● **Stated goal**
Look at the data below and print exactly the lines from its first line through the line with "const clientes = [0.85, 0.50, 1.00, 0.15, 1.00, 0.05, 1.00];"; the pictures stay out of the copy.

# # #

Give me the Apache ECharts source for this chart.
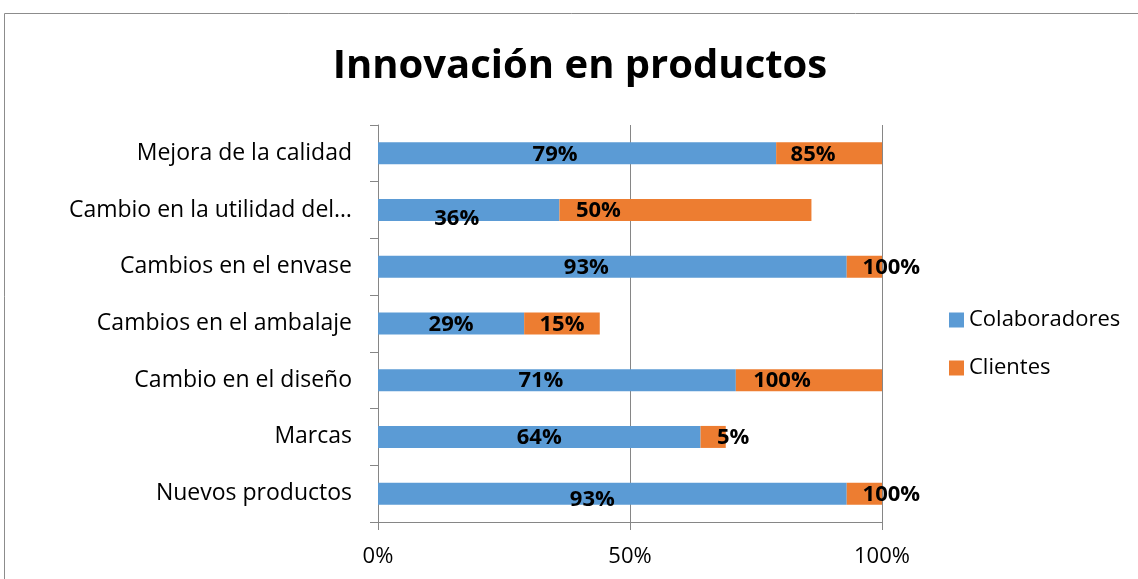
<!DOCTYPE html>
<html>
<head>
<meta charset="utf-8">
<script src="https://cdn.jsdelivr.net/npm/echarts@6/dist/echarts.min.js"></script>
<style>
  html, body { margin: 0; padding: 0; background: #fff; }
  #chart { width: 1138px; height: 579px; }
</style>
</head>
<body>
<div id="chart"></div>
<script>
// categorías, de arriba hacia abajo
const categories = ['Mejora de la calidad', 'Cambio en la utilidad del…', 'Cambios en el envase',
    'Cambios en el ambalaje', 'Cambio en el diseño', 'Marcas', 'Nuevos productos'];
const colaboradores = [0.79, 0.36, 0.93, 0.29, 0.71, 0.64, 0.93];
const clientes = [0.85, 0.50, 1.00, 0.15, 1.00, 0.05, 1.00];

// desplazamiento de etiquetas (como en el original, movidas a mano)
const colabOffsets = [[-22, 1], [-12, 9], [-26, 1], [0, 1], [-16, 1], [0, 1], [-20, 6]];
const clientOffsets = [[-16, 1], [-87, 1], [27, 1], [0, 1], [-27, 1], [20, 1], [27, 1]];

const FONT = 'Open Sans';
const pct = v => Math.round(v * 100) + '%';

const chart = echarts.init(document.getElementById('chart'));

const labelBase = {
    show: true,
    position: 'inside',
    color: '#000',
    fontFamily: FONT,
    fontWeight: 'bold',
    fontSize: 22
};

const option = {
    animation: false,
    textStyle: { fontFamily: FONT },
    title: {
        text: 'Innovación en productos',
        left: 575,
        top: 42,
        textAlign: 'center',
        textStyle: {
            fontFamily: FONT,
            fontSize: 40,
            fontWeight: 'bold',
            color: '#000'
        }
    },
    graphic: [{
        type: 'rect',
        shape: { x: 4.5, y: 13.5, width: 1160, height: 600 },
        style: { fill: 'none', stroke: '#8c8c8c', lineWidth: 1 },
        silent: true
    }],
    legend: {
        orient: 'vertical',
        left: 944,
        top: 304,
        itemWidth: 15,
        itemHeight: 15,
        itemGap: 26,
        icon: 'rect',
        textStyle: { fontFamily: FONT, fontSize: 22, color: '#000', padding: [0, 0, 0, 0] },
        data: ['Colaboradores', 'Clientes']
    },
    grid: {
        left: 378,
        right: 256,
        top: 125,
        bottom: 57
    },
    xAxis: {
        type: 'value',
        min: 0,
        max: 1,
        interval: 0.5,
        axisLine: { show: true, lineStyle: { color: '#868686' } },
        axisTick: { show: true, length: 8, lineStyle: { color: '#868686' } },
        splitLine: { show: true, lineStyle: { color: '#868686' } },
        axisLabel: {
            formatter: pct,
            fontFamily: FONT,
            fontSize: 22,
            color: '#000',
            margin: 24
        }
    },
    yAxis: {
        type: 'category',
        inverse: true,
        data: categories,
        axisLine: { show: true, lineStyle: { color: '#868686' } },
        axisTick: { show: true, length: 8, lineStyle: { color: '#868686' } },
        axisLabel: {
            fontFamily: FONT,
            fontSize: 23,
            color: '#000',
            margin: 26
        }
    },
    series: [{
        name: 'Colaboradores',
        type: 'bar',
        stack: 'total',
        barWidth: 22,
        itemStyle: { color: '#5B9BD5' },
        data: colaboradores.map((v, i) => ({
            value: v,
            label: Object.assign({}, labelBase, { offset: colabOffsets[i], formatter: () => pct(v) })
        }))
    }, {
        name: 'Clientes',
        type: 'bar',
        stack: 'total',
        barWidth: 22,
        itemStyle: { color: '#ED7D31' },
        // la barra se corta en el 100% del eje
        data: clientes.map((v, i) => ({
            value: Math.min(v, 1 - colaboradores[i]),
            label: Object.assign({}, labelBase, { offset: clientOffsets[i], formatter: () => pct(v) })
        }))
    }]
};

chart.setOption(option);
</script>
</body>
</html>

# # #

● **Response below**
Give me the Apache ECharts source for this chart.
<!DOCTYPE html>
<html>
<head>
<meta charset="utf-8">
<script src="https://cdn.jsdelivr.net/npm/echarts@6/dist/echarts.min.js"></script>
<style>
  html, body { margin: 0; padding: 0; background: #fff; }
  #chart { width: 1138px; height: 579px; }
</style>
</head>
<body>
<div id="chart"></div>
<script>
// categorías, de arriba hacia abajo
const categories = ['Mejora de la calidad', 'Cambio en la utilidad del…', 'Cambios en el envase',
    'Cambios en el ambalaje', 'Cambio en el diseño', 'Marcas', 'Nuevos productos'];
const colaboradores = [0.79, 0.36, 0.93, 0.29, 0.71, 0.64, 0.93];
const clientes = [0.85, 0.50, 1.00, 0.15, 1.00, 0.05, 1.00];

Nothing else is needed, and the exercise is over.